Na singeleza desse espaço rural reinam
tipos humanos que, humildes (talvez valesse dizer humilhados) na escala
social, não se deixam contaminar por
outras certezas que não sejam as próprias. Assim, Vicente Cochocho, o peão para
toda obra a quem é dedicado um capítulo inteiro: pior que mal vestido, simples peão de Piedra Azul, sem direitos de
meeiro, bois, rancho ele acumula funções: tocador de maracas, médico,
boticário, agente funerário, além de militar de grande engenho quando chegavam
as revoluções. Sua alma desconhecia o
ódio. Sendo quase do mundo dos vegetais,
aceitava sem se queixar, as iniquidades dos homens e as injustiças da natureza.
Mergulhado nas acéquias ou aderido às lajes em que trabalhava, mortificado ou não,
continuava como bom vegetal, dando impassível suas frutas e suas flores. Sempre obediente, sempre
terno seja no aporte de tudo o que lhe pediam, seja para exclamar em defesa do
burro maltratado por uma das meninas : Não
bata no pobre burro, olhe que ele não
lhe fez nada.
É tudo muito
ingênuo, muito isento de males e, apenas há lugar para uma ou outra breve situação de riso: quando
o pai da narradora, sentindo-se lesado
pelo peão que lhe cuidava as vacas, tratando-as com carinho e até cantando na
hora da ordenha, o despede e contrata outro.
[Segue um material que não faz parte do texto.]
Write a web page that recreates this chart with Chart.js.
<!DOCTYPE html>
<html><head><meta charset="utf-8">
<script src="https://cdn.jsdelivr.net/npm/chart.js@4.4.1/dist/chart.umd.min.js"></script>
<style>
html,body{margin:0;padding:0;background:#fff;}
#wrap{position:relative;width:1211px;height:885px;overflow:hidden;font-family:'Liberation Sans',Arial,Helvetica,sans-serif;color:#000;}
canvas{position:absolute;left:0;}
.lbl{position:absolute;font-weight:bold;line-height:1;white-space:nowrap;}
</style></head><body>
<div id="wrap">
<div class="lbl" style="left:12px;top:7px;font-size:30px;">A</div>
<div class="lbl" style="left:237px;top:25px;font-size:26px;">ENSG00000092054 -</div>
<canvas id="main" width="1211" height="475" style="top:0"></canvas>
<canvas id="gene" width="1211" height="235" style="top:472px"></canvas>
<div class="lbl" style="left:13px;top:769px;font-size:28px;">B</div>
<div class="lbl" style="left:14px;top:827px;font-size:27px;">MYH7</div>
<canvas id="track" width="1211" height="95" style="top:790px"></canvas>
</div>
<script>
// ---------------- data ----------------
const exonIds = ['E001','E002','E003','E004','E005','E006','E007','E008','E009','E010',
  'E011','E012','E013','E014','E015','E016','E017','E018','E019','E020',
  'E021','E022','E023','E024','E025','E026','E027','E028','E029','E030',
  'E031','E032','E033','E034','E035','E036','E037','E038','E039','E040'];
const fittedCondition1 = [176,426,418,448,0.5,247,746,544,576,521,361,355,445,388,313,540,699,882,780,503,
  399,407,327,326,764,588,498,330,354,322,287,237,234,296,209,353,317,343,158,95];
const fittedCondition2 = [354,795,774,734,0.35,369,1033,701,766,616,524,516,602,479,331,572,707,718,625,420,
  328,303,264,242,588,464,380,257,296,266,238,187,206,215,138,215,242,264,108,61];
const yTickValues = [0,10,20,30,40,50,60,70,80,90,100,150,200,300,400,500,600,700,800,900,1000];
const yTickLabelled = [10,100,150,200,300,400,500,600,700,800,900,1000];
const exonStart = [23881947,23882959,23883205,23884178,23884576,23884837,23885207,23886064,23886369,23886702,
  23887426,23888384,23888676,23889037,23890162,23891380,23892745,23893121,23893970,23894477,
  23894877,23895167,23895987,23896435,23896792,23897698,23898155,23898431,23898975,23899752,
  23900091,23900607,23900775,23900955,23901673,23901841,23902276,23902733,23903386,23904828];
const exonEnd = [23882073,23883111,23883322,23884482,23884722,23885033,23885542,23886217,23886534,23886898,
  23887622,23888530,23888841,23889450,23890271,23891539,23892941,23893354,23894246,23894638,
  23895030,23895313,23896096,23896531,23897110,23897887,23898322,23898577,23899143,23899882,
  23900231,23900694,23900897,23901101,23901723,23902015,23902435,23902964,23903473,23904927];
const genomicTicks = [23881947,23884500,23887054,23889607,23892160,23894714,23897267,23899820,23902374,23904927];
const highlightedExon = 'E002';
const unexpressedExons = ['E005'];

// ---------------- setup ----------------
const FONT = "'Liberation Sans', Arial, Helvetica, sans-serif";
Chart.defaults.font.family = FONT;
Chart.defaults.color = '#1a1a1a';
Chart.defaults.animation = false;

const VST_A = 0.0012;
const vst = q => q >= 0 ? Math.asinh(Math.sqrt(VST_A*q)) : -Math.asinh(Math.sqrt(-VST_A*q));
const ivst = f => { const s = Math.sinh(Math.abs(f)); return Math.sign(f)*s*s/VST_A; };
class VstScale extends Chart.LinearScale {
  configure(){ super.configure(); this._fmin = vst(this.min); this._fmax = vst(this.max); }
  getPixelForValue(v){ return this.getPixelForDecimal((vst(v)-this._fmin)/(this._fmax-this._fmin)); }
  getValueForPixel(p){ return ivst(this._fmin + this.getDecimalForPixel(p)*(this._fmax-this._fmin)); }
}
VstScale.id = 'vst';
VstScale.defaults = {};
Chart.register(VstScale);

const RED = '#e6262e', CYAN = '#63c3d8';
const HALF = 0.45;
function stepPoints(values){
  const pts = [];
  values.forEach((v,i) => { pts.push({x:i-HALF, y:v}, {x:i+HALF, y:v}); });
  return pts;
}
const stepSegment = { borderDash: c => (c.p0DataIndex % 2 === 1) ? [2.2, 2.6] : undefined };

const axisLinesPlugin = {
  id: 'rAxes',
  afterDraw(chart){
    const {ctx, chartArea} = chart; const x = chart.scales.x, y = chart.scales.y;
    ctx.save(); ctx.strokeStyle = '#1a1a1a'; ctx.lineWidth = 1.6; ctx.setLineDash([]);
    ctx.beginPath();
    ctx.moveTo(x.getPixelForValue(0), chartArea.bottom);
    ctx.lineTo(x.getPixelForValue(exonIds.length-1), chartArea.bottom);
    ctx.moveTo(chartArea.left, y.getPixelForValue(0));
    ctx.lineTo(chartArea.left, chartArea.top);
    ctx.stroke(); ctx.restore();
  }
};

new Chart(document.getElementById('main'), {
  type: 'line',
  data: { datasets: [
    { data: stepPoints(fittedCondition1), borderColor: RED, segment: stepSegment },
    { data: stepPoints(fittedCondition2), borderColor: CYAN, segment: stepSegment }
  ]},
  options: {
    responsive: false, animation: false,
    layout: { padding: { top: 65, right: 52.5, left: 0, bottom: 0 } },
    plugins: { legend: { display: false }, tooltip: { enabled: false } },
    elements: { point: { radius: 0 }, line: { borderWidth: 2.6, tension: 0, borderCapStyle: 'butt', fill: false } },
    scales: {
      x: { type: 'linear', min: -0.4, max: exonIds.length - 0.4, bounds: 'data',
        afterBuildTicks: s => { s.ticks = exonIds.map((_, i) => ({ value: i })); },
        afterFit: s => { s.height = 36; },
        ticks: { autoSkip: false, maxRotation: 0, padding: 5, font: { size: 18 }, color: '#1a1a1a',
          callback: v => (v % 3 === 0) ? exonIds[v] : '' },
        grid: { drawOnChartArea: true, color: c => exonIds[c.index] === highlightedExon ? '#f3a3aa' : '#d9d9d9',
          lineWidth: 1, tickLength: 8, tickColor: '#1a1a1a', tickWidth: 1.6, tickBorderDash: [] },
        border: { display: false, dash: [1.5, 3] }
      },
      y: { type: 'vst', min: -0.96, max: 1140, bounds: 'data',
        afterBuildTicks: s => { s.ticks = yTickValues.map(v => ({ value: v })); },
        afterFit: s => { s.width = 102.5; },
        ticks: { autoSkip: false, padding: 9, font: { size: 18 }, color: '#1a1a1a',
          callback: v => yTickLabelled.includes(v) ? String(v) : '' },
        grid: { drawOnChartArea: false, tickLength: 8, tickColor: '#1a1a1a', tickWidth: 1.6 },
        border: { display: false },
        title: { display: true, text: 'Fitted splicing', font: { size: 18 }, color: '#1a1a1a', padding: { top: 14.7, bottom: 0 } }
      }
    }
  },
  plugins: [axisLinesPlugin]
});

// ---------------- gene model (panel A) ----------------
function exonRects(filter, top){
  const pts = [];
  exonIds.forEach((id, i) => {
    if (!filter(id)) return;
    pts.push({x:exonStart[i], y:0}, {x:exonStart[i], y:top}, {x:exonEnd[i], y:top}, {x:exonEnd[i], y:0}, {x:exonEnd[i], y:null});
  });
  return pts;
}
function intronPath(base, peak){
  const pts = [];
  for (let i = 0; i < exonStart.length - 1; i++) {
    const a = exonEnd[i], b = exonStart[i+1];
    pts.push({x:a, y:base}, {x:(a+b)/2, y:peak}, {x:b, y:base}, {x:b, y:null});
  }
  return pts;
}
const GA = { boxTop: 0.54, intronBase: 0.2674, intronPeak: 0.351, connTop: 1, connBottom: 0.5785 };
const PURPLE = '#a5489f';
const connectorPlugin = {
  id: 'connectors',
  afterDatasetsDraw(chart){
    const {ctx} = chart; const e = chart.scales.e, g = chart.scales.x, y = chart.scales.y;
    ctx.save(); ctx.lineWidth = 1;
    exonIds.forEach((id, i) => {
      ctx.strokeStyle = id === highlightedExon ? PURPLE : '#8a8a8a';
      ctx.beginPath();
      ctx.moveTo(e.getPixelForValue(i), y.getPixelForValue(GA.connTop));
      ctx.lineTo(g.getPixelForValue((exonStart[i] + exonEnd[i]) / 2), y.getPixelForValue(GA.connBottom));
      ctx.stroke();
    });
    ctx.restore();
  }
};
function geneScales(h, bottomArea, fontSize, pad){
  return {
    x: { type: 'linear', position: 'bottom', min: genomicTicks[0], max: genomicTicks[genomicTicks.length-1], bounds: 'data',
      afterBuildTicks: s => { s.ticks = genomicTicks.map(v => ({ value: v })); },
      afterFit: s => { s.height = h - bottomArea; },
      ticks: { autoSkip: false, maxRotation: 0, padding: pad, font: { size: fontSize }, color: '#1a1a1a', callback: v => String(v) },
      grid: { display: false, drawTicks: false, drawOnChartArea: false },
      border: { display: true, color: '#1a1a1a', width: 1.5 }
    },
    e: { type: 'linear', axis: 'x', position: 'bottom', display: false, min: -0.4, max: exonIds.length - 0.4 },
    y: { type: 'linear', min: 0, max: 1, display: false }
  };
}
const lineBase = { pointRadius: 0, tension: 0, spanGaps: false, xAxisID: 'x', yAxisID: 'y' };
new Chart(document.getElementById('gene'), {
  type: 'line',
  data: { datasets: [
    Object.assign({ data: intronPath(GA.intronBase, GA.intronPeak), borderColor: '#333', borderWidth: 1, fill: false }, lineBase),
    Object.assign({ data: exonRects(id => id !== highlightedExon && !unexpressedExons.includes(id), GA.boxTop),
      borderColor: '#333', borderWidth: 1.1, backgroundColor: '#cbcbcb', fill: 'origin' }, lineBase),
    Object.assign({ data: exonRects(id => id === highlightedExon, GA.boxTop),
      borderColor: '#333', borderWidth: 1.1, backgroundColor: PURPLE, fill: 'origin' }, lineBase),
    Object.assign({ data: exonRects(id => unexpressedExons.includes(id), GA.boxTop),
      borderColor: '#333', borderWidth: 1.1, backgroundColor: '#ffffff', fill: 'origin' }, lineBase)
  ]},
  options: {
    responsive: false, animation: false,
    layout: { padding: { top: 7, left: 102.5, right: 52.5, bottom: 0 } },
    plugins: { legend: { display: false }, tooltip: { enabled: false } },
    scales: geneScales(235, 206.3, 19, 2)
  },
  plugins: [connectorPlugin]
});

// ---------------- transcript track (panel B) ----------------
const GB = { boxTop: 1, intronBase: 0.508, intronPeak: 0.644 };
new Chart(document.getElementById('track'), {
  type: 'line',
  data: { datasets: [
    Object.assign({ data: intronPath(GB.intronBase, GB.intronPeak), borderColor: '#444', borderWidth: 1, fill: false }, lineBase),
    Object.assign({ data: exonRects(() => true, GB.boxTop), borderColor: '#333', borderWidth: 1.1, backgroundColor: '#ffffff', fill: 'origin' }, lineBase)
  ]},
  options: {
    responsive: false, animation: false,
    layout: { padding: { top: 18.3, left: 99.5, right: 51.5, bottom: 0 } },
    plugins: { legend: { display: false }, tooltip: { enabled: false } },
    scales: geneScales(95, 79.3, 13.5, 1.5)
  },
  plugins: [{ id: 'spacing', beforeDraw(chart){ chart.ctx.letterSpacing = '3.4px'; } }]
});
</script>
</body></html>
Porém, vê-se à frente de uma
negativa drástica do peão, cantor de renome que viera para substituir o
anterior: Eu não sou homem de cantar para
umas vacas como se fossem gente. Isso
sim que não! e foi-se embora.
Singelos os
espaços, singelos os tipos e singelas as situações que se oferecem, com
perfeição, para esse dizer poético, expressão constante de Las memorias de Mamá Blanca para refazer, harmonioso e delicado, refúgio perfeito porque enovelado em
lembranças já depuradas pelo passar do tempo, que desejam se tornar perenes sem
que nelas caibam as verdades do Continente.